According to Intel documentation, v19 of the Intel Linux compiler is compatible with gcc 4.4 to gcc 7. Unfortunately, a customer of mine is using gcc 8, requires interoperability with c, and is having problems with Intel Fortran v19 .so builds because they have been built with the gcc 7 libraries. I am using Ubuntu 18.04 LTS, and the Ubuntu repository offers gcc v8.

Has anyone reading this forum successfully used the Intel compiler with gcc 8 for c interoperability? What can go wrong and are there any work-arounds? Thanks for any insight.

0 Kudos
4 Replies
Juergen_R_R
Valued Contributor I
803 Views

I think you have to provide some more details here: 1. Ubuntu 18 comes with gcc-7.4 as system compiler so the Intel packages for it have been built against gcc-7, and even if you require gcc-8 from the Ubuntu repo, I think you cannot properly test the problems that your colleague/customer encounters.

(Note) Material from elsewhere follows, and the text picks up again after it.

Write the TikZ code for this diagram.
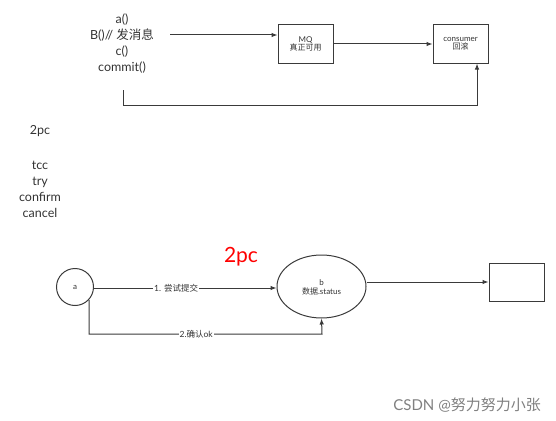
\documentclass[tikz,border=0pt]{standalone}
\usepackage{fontspec}
\setmainfont{Lato}
\newfontfamily\cjk{Noto Sans CJK SC}
\usetikzlibrary{arrows.meta,shapes.geometric}
\definecolor{ln}{HTML}{3A3A3A}
\definecolor{tx}{HTML}{333333}
\tikzset{
  conn/.style={draw=ln, line width=1pt, -{Latex[length=6pt,width=4.5pt]}},
  boxn/.style={draw=ln, line width=1pt, rectangle, inner sep=0pt},
  big/.style={text=tx, font=\fontsize{12.5}{16}\selectfont, align=center, inner sep=0pt},
  small/.style={text=tx, font=\fontsize{8}{8.5}\selectfont, align=center, inner sep=0pt},
  lbl/.style={text=tx, font=\fontsize{8.5}{9}\selectfont, fill=white, inner sep=1pt}
}
\begin{document}
\begin{tikzpicture}[x=1pt,y=-1pt]
\useasboundingbox (0,0) rectangle (556,420);
% top part
\node[big] (code) at (122,44) {a()\\B()// {\cjk 发消息}\\c()\\commit()};
\coordinate (cs) at (170,35);
\coordinate (cb) at (123,90);
\node[boxn, minimum width=55pt, minimum height=38pt] (mq) at (305.5,44) {};
\node[small] at (mq.center) {MQ\\{\cjk 真正可用}};
\node[boxn, minimum width=55pt, minimum height=38pt] (cons) at (460.5,44) {};
\node[small] at (cons.center) {consumer\\{\cjk 回滚}};
\draw[conn] (cs) -- (cs -| mq.west);
\draw[conn] (mq.east) -- (cons.west);
\draw[conn] (cb) -- (123,105) -- (477,105) -- (477,0 |- cons.south);
% left list
\node[big] (pc) at (40,131) {2pc};
\node[big] (tcc) at (40,189) {tcc\\try\\confirm\\cancel};
% bottom part
\node[draw=ln, line width=1pt, circle, minimum size=37pt, inner sep=0pt] (a) at (75,287) {};
\node[small] at (a.center) {a};
\node[text=red, font=\fontsize{21}{24}\selectfont, inner sep=0pt] (red) at (241,257) {2pc};
\node[draw=ln, line width=1pt, ellipse, minimum width=89pt, minimum height=63pt, inner sep=0pt] (b) at (321.5,286.5) {};
\node[small] at (321.5,287.5) {b\\{\cjk 数据}.status};
\node[boxn, minimum width=55pt, minimum height=38pt] (r) at (516.5,282) {};
\draw[conn] (a.east |- 0,288) -- node[lbl, pos=0.45] {1. {\cjk 尝试提交}} (b.west |- 0,288);
\draw[conn] (89,300) -- (89,334) -- node[lbl, pos=0.46] {2.{\cjk 确认}ok} (322,334) -- (b.south);
\draw[conn] (b.east |- 0,282) -- (r.west);
% watermark
\node[text=gray, font=\fontsize{15}{17}\selectfont, anchor=east, inner sep=0pt] (wm) at (541,405) {CSDN @{\cjk 努力努力小张}};
\end{tikzpicture}
\end{document}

Can you provide more details what goes wrong? Compilation errors? Linking errors? Runtime errors? How do they look like?

 

0 Kudos
Steve_Lionel
Honored Contributor III
803 Views

As for "what can go wrong": glibc frequently introduces breaking changes with major versions, requiring workarounds in the ifort library. Sometimes gcc also rearranges its directories, causing headaches for the Intel installer and vars scripts. There's no way to generalize what types of issues you might run into, if any.

0 Kudos
rorban
Beginner
803 Views

Juergen -- Thanks for your reply. The project is an .so that uses ISO_C_BINDING to enable some of its functions be called by a C++ application that was was built with gcc 8.3.0. In other words, gcc 8.3.0 is the "companion processor" as defined in the Fortran standard.

The specific fault is this:

Under Ubuntu 18.10 and gcc 8.3.0, when we open the Fortran-created .so with:

void *handle0001 = dlopen("mylibrary.so", RTLD_LAZY); 

the app immediately closes and reports to the console:

Segmentation fault (core dumped)

WIth the same .so, this does not happen under Ubuntu 16.04 with gcc 5.4.0. However, the customer has built its software infrastructure around Ubuntu 18.10 and gcc 8.3.0.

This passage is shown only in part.